§ **What the task requires**:
Quote, line for line, the entries from the first through the one containing "-133, -27, 233]". Pictures are left out.

━━━━━ Data provided ━━━━━

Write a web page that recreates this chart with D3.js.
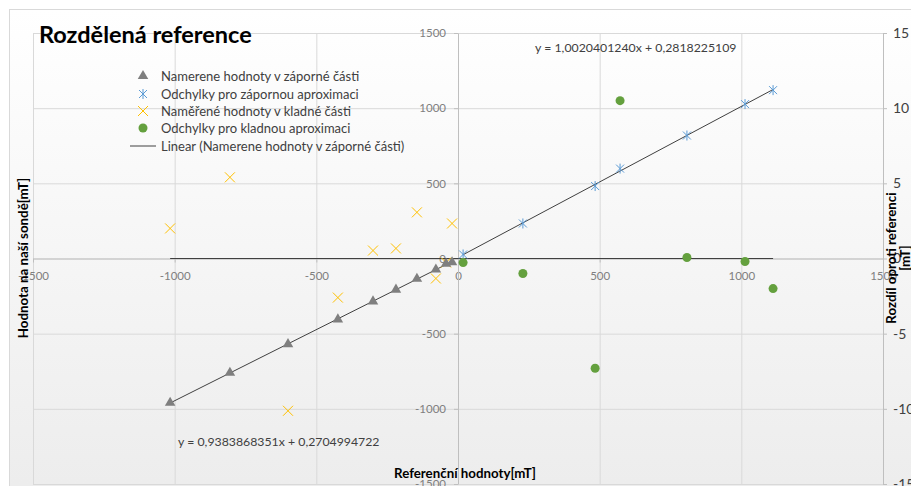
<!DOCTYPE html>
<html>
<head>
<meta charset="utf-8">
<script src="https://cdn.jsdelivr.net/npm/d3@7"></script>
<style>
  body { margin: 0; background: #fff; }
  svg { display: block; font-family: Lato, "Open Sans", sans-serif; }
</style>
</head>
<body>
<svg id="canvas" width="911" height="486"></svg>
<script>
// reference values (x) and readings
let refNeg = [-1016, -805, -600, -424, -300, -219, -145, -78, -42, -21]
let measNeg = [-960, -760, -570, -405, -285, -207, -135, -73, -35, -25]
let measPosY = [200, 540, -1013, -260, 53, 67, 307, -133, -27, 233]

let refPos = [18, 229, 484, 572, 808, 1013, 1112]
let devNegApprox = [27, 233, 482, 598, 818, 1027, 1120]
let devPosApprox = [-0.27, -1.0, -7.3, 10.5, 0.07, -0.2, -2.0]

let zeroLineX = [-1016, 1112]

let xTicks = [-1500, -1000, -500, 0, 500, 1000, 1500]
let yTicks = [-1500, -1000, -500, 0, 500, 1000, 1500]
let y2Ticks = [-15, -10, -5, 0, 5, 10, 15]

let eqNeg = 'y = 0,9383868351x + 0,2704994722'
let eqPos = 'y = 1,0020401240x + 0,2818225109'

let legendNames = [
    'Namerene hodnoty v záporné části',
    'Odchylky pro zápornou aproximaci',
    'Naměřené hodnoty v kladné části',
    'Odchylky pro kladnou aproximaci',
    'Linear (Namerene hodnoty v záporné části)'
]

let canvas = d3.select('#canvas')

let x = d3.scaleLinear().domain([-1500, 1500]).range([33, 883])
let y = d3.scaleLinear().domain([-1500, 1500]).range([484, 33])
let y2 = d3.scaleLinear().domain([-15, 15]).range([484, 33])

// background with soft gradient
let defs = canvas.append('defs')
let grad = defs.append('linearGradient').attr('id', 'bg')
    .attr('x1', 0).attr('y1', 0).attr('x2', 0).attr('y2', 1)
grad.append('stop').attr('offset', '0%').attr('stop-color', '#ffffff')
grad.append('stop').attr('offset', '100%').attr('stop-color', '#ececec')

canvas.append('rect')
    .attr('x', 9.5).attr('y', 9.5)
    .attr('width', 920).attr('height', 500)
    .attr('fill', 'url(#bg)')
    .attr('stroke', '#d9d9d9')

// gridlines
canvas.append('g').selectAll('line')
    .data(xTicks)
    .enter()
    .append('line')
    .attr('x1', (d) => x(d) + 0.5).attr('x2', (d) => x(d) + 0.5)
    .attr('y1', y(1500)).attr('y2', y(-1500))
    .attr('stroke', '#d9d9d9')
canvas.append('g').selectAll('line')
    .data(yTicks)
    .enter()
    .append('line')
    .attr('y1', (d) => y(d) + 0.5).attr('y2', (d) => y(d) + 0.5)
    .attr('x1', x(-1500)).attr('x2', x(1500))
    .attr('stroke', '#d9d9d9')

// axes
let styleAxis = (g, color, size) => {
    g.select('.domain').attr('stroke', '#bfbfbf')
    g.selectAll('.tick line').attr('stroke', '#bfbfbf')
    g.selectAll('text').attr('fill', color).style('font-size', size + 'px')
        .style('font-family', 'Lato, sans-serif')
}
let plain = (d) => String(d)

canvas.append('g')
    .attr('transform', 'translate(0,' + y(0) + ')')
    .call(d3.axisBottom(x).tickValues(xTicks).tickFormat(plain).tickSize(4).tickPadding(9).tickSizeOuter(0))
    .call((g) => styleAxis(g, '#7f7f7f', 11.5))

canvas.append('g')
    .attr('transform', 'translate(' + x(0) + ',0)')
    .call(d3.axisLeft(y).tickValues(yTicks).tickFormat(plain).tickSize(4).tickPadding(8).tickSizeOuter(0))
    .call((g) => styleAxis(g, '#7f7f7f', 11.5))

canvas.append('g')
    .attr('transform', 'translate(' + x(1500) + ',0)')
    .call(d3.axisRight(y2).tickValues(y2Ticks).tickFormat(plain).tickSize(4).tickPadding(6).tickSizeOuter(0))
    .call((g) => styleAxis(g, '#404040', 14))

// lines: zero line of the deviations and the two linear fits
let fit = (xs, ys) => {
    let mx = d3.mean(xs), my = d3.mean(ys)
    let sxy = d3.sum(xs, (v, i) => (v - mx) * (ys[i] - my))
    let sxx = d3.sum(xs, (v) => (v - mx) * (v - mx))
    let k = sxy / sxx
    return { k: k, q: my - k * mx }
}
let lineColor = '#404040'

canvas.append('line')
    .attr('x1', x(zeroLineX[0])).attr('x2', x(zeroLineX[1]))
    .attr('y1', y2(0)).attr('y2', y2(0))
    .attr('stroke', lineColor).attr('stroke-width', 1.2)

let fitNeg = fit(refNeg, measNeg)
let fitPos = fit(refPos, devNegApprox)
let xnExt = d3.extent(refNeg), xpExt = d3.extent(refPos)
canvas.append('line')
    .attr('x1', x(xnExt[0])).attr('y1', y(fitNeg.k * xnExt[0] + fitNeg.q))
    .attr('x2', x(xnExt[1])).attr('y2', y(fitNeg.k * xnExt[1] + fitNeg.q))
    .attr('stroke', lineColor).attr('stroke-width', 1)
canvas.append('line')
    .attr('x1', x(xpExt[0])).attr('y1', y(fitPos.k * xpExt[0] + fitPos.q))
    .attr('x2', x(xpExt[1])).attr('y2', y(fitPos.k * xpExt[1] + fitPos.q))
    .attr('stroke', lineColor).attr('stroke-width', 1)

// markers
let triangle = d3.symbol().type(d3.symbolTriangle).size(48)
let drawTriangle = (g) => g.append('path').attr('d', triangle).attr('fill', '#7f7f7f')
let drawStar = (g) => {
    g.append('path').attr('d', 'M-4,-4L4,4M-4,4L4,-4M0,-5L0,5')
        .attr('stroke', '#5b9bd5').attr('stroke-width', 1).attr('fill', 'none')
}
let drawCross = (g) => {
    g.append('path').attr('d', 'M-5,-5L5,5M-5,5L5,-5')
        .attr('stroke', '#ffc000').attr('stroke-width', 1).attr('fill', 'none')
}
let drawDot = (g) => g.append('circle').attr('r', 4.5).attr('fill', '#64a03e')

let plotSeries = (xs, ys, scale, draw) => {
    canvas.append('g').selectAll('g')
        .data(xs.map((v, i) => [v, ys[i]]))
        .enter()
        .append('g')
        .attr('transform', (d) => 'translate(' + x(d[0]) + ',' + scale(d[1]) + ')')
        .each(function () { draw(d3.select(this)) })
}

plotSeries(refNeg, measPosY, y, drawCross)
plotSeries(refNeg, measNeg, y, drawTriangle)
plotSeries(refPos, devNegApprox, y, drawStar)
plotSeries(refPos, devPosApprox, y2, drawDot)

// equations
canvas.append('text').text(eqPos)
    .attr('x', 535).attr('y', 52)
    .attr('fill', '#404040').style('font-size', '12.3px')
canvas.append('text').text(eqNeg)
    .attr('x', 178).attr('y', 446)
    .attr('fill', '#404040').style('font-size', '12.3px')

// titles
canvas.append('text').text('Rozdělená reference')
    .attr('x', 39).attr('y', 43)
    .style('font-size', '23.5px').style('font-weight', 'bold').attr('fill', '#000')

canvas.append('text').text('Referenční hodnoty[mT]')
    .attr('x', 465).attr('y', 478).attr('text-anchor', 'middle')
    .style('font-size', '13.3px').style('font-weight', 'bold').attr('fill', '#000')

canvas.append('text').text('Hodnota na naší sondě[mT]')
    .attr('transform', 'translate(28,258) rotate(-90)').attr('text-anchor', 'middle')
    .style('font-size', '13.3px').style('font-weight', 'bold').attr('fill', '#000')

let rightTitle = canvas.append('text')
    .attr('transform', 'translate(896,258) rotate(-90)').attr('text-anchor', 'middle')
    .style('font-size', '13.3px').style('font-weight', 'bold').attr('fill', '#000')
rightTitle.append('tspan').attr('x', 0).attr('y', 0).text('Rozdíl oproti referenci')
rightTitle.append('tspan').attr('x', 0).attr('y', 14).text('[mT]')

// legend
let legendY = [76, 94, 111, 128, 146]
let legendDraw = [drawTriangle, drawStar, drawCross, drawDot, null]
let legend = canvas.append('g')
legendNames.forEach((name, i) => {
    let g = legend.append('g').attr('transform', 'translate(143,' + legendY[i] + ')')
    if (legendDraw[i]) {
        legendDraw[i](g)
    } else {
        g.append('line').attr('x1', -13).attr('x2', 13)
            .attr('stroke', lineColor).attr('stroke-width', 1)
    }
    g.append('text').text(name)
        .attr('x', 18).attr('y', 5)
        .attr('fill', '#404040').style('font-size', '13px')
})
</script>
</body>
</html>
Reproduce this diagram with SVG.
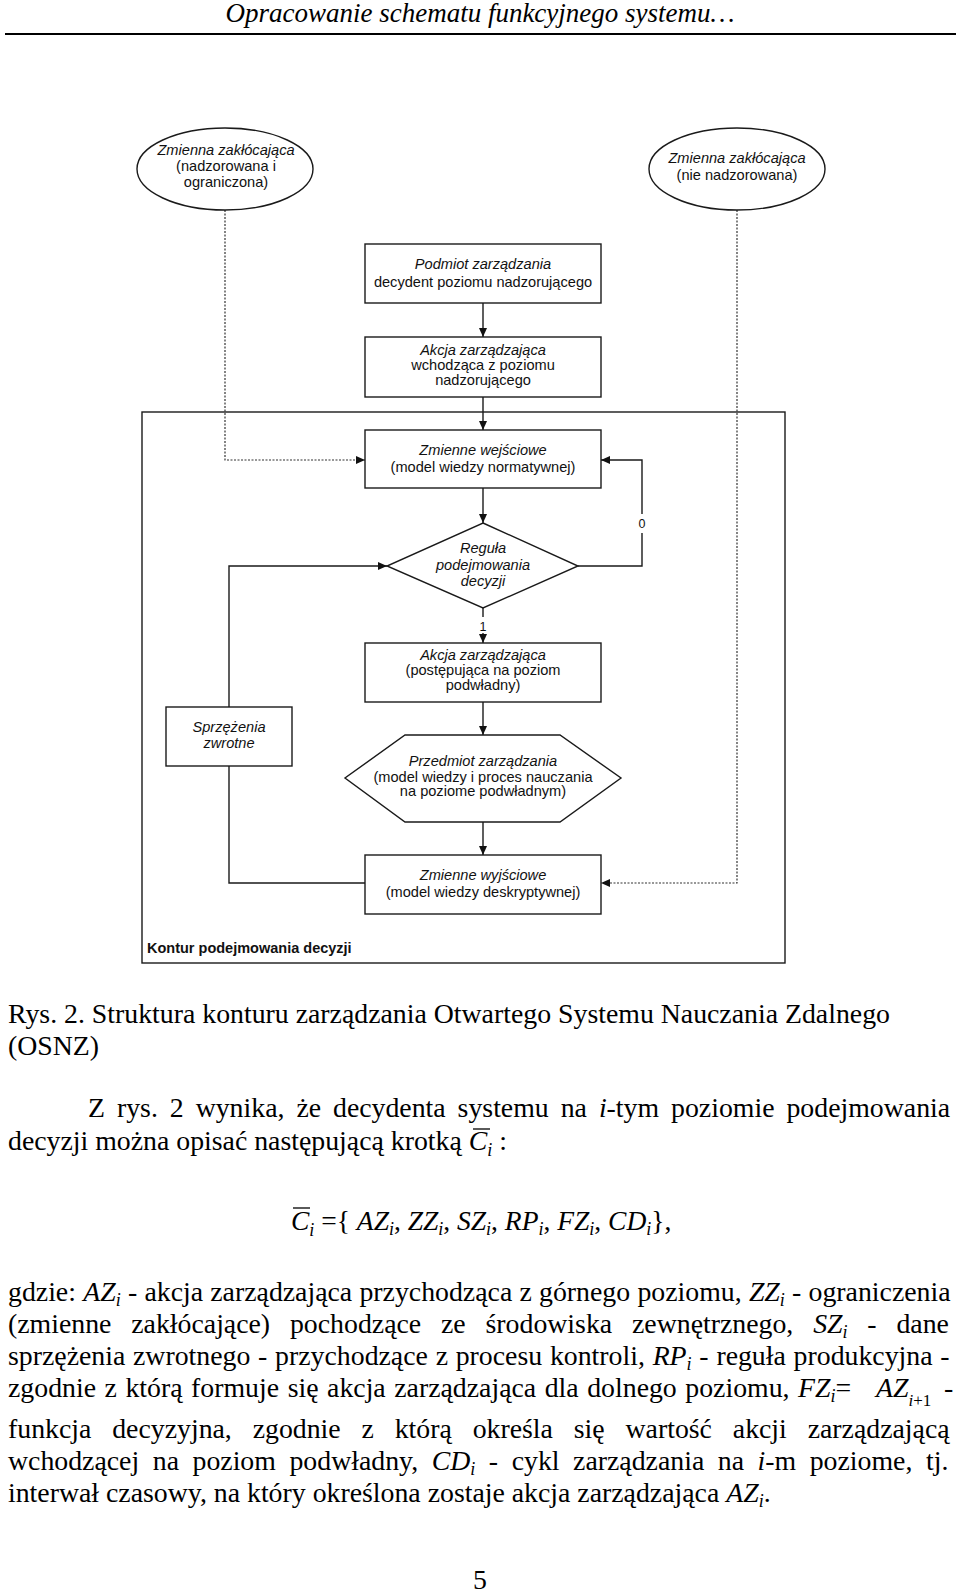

━━━━━

§ **Answer to this task**:
Write a web page that recreates this chart with D3.js.
<!DOCTYPE html>
<html>
<head>
<meta charset="utf-8">
<script src="https://cdn.jsdelivr.net/npm/d3@7"></script>
<style>
  body { margin: 0; background: #fff; }
  svg { display: block; font-family: Lato, "Open Sans", sans-serif; }
</style>
</head>
<body>
<svg id="canvas" width="911" height="486"></svg>
<script>
// reference values (x) and readings
let refNeg = [-1016, -805, -600, -424, -300, -219, -145, -78, -42, -21]
let measNeg = [-960, -760, -570, -405, -285, -207, -135, -73, -35, -25]
let measPosY = [200, 540, -1013, -260, 53, 67, 307, -133, -27, 233]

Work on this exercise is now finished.